Plus, filmmakers are working with border policy advocates (ACLU, WOLA, etc.) to facilitate introductions with lawmakers.

"We are beginning to work on the impact campaign which means getting the film in front of lawmakers in order to make meaningful change," said Molomot. "These deaths have been happening for almost three decades. It’s time."

The film follows the stories of two families searching for their loved ones who went missing in the fields of Brooks County, Texas, and chronicles the consequences of decades-long U.S. border policy.

The New York Times reported on one consequence: 642 migrant deaths from 2009-2019 with bodies or skeletal remains discovered in Brooks County, a fraction of the border-wide total. Another consequence: thousands of unsolved missing person cases over the decades.

"The film is even more relevant now than four months ago," Molomot said, referencing the change in U.S. presidents last January. "Many more migrants are coming to the U.S. from Latin America, and as a result, the number of deaths has gone up. This is usually the case when a Democrat is president. Summer is the worst season because it’s so hot in South Texas. I think a lot people working in this are very concerned right now."

Brooks County has a large customs and border patrol checkpoint 70 miles north of the border that serves as a second border for entry into the United States and is the epicenter of migrant deaths in Texas.

Immigration reform passed in 1994 is driving the crisis in Brooks County. Titled "Prevention Through Deterrence," the theory by policy makers is that migrants would be deterred from attempting to cross the border by funneling them into the most dangerous areas of the borderlands. That was the theory, but that hasn't been the reality.

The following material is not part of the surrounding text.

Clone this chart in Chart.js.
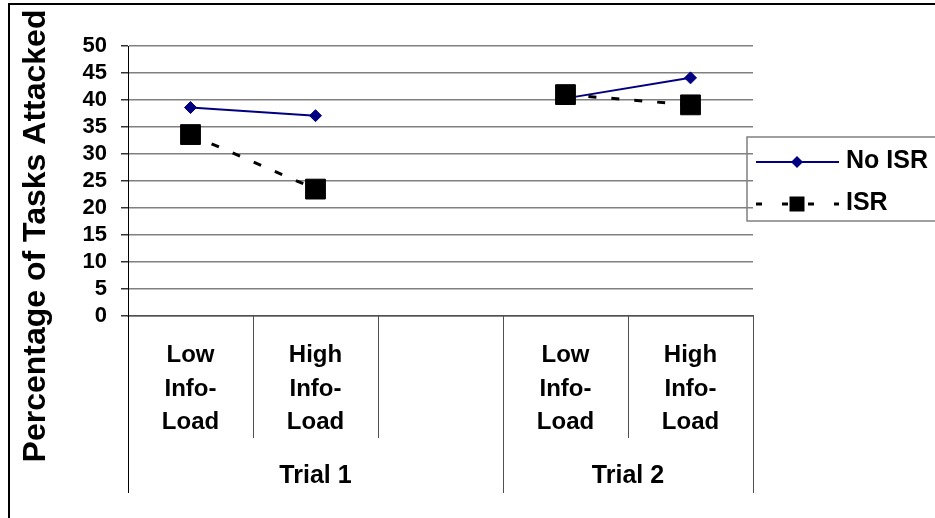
<!DOCTYPE html>
<html>
<head>
<meta charset="utf-8">
<script src="https://cdn.jsdelivr.net/npm/chart.js@4/dist/chart.umd.min.js"></script>
<style>
  html, body { margin: 0; padding: 0; background: #fff; }
  #wrap { width: 935px; height: 518px; position: relative; }
</style>
</head>
<body>
<div id="wrap"><canvas id="c" width="935" height="518"></canvas></div>
<script>
// Categories along the bottom (multi-line labels), with an empty spacer between trials
const categories = [
  ["Low", "Info-", "Load"],
  ["High", "Info-", "Load"],
  "",
  ["Low", "Info-", "Load"],
  ["High", "Info-", "Load"]
];
// Second label row: trial names and how many categories each one spans
const trialNames = ["Trial 1", "Trial 2"];
const trialSpans = [3, 2];

// Series values (percent of tasks attacked)
const seriesNames = ["No ISR", "ISR"];
const noIsrValues = [38.6, 37.1, null, 40.3, 44.1];
const isrValues   = [33.6, 23.5, null, 41.0, 39.1];

// Value axis
const yMin = 0, yMax = 50, yStep = 5;
const yTitle = "Percentage of Tasks Attacked";

const FONT = "'Liberation Sans', Arial, Helvetica, sans-serif";

function drawMarker(ctx, style, x, y, r, color) {
  ctx.save();
  ctx.fillStyle = color;
  ctx.beginPath();
  if (style === 'rectRot') {
    ctx.moveTo(x, y - r); ctx.lineTo(x + r, y); ctx.lineTo(x, y + r); ctx.lineTo(x - r, y);
    ctx.closePath();
  } else {
    ctx.rect(x - r, y - r, 2 * r, 2 * r);
  }
  ctx.fill();
  ctx.restore();
}

const decorations = {
  id: 'decorations',
  afterDraw(chart) {
    const ctx = chart.ctx;
    const xs = chart.scales.x;
    const area = chart.chartArea;
    ctx.save();

    // frame around the whole figure (top and left edges)
    ctx.strokeStyle = '#000';
    ctx.lineWidth = 2;
    ctx.beginPath();
    ctx.moveTo(9, 530); ctx.lineTo(9, 4); ctx.lineTo(945, 4);
    ctx.stroke();

    // value axis title
    ctx.save();
    ctx.translate(45, 236);
    ctx.rotate(-Math.PI / 2);
    ctx.font = `bold 32px ${FONT}`;
    ctx.fillStyle = '#000';
    ctx.textAlign = 'center';
    ctx.textBaseline = 'alphabetic';
    ctx.fillText(yTitle, 0, 0);
    ctx.restore();

    // category boundaries below the axis
    const n = categories.length;
    const boundary = i => {
      if (i === 0) return area.left;
      if (i === n) return area.right;
      return (xs.getPixelForValue(i - 1) + xs.getPixelForValue(i)) / 2;
    };
    const groupEdges = new Set([0]);
    let acc = 0;
    trialSpans.forEach(s => { acc += s; groupEdges.add(acc); });

    for (let i = 0; i <= n; i++) {
      const x = Math.round(boundary(i)) + 0.5;
      const isGroup = groupEdges.has(i);
      ctx.strokeStyle = i === 0 ? '#000' : '#505050';
      ctx.lineWidth = 1;
      ctx.beginPath();
      ctx.moveTo(x, area.bottom);
      ctx.lineTo(x, isGroup ? 493 : 438);
      ctx.stroke();
    }

    // category labels
    ctx.fillStyle = '#000';
    ctx.textAlign = 'center';
    ctx.textBaseline = 'alphabetic';
    ctx.font = `bold 24px ${FONT}`;
    categories.forEach((lab, i) => {
      const lines = Array.isArray(lab) ? lab : [lab];
      const cx = xs.getPixelForValue(i);
      lines.forEach((ln, k) => ctx.fillText(ln, cx, 362 + k * 33.5));
    });

    // trial labels
    ctx.font = `bold 25px ${FONT}`;
    let start = 0;
    trialNames.forEach((name, g) => {
      const end = start + trialSpans[g];
      const cx = (boundary(start) + boundary(end)) / 2;
      ctx.fillText(name, cx, 483);
      start = end;
    });

    // legend
    const ds = chart.data.datasets;
    ctx.strokeStyle = '#808080';
    ctx.lineWidth = 1.5;
    ctx.strokeRect(747, 137, 220, 84);
    const rows = [162, 204];
    ds.forEach((d, k) => {
      const y = rows[k];
      ctx.save();
      ctx.strokeStyle = d.borderColor;
      ctx.lineWidth = d.borderWidth;
      ctx.setLineDash(d.borderDash ? [6, 20] : []);
      ctx.beginPath();
      ctx.moveTo(756, y); ctx.lineTo(839, y);
      ctx.stroke();
      ctx.restore();
      drawMarker(ctx, d.pointStyle, 797, y, d.pointStyle === 'rectRot' ? 6 : 7.5, d.pointBackgroundColor);
      ctx.fillStyle = '#000';
      ctx.textAlign = 'left';
      ctx.font = `bold 25px ${FONT}`;
      ctx.fillText(d.label, 846, y + 6);
    });

    ctx.restore();
  }
};

new Chart(document.getElementById('c'), {
  type: 'line',
  data: {
    labels: categories,
    datasets: [
      {
        label: seriesNames[0],
        data: noIsrValues,
        borderColor: '#000080',
        borderWidth: 2,
        pointStyle: 'rectRot',
        pointRadius: 6,
        pointBackgroundColor: '#000080',
        pointBorderColor: '#000080',
        pointBorderWidth: 1,
        spanGaps: false,
        tension: 0,
        order: 1
      },
      {
        label: seriesNames[1],
        data: isrValues,
        borderColor: '#000000',
        borderWidth: 3,
        borderDash: [8, 15],
        pointStyle: 'rect',
        pointRadius: 14,
        pointBackgroundColor: '#000000',
        pointBorderColor: '#000000',
        pointBorderWidth: 1,
        spanGaps: false,
        tension: 0,
        order: 0
      }
    ]
  },
  options: {
    responsive: false,
    animation: false,
    devicePixelRatio: 1,
    layout: { padding: { left: 0, top: 46, right: 182, bottom: 202 } },
    plugins: { legend: { display: false }, tooltip: { enabled: false } },
    scales: {
      x: {
        type: 'category',
        offset: true,
        grid: { display: false },
        border: { display: true, color: '#505050', width: 1.5 },
        ticks: { display: false },
        afterFit: s => { s.height = 0; }
      },
      y: {
        min: yMin,
        max: yMax,
        ticks: {
          stepSize: yStep,
          autoSkip: false,
          color: '#000',
          padding: 14,
          font: { family: FONT, size: 22, weight: 'bold' }
        },
        grid: { color: '#808080', lineWidth: 1.5, tickLength: 7, tickColor: '#333' },
        border: { display: true, color: '#000', width: 1 },
        afterFit: s => { s.width = 128; }
      }
    }
  },
  plugins: [decorations]
});
</script>
</body>
</html>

The film strives to show viewers how the broken immigration system and the reality of that border policy impacts individuals and a community. Filmmakers visited the county 15 times over five years to track individual stories to capture and present a sense of what it is like to live in Brooks County on a daily basis with vérité footage.

The result is a gripping drama, but also a deeply humane of ordinary people: human rights workers, activists, immigrants and law enforcement agents.

"This is not the first documentary about the immigration crisis," writes Boston Globe film critic Peter Keough in his review of the film, "but it’s one of the most nuanced and disturbing ... The filmmakers tell the stories with restraint, emphasizing the injustices, cruelty, and suffering without needless, manipulative exaggeration."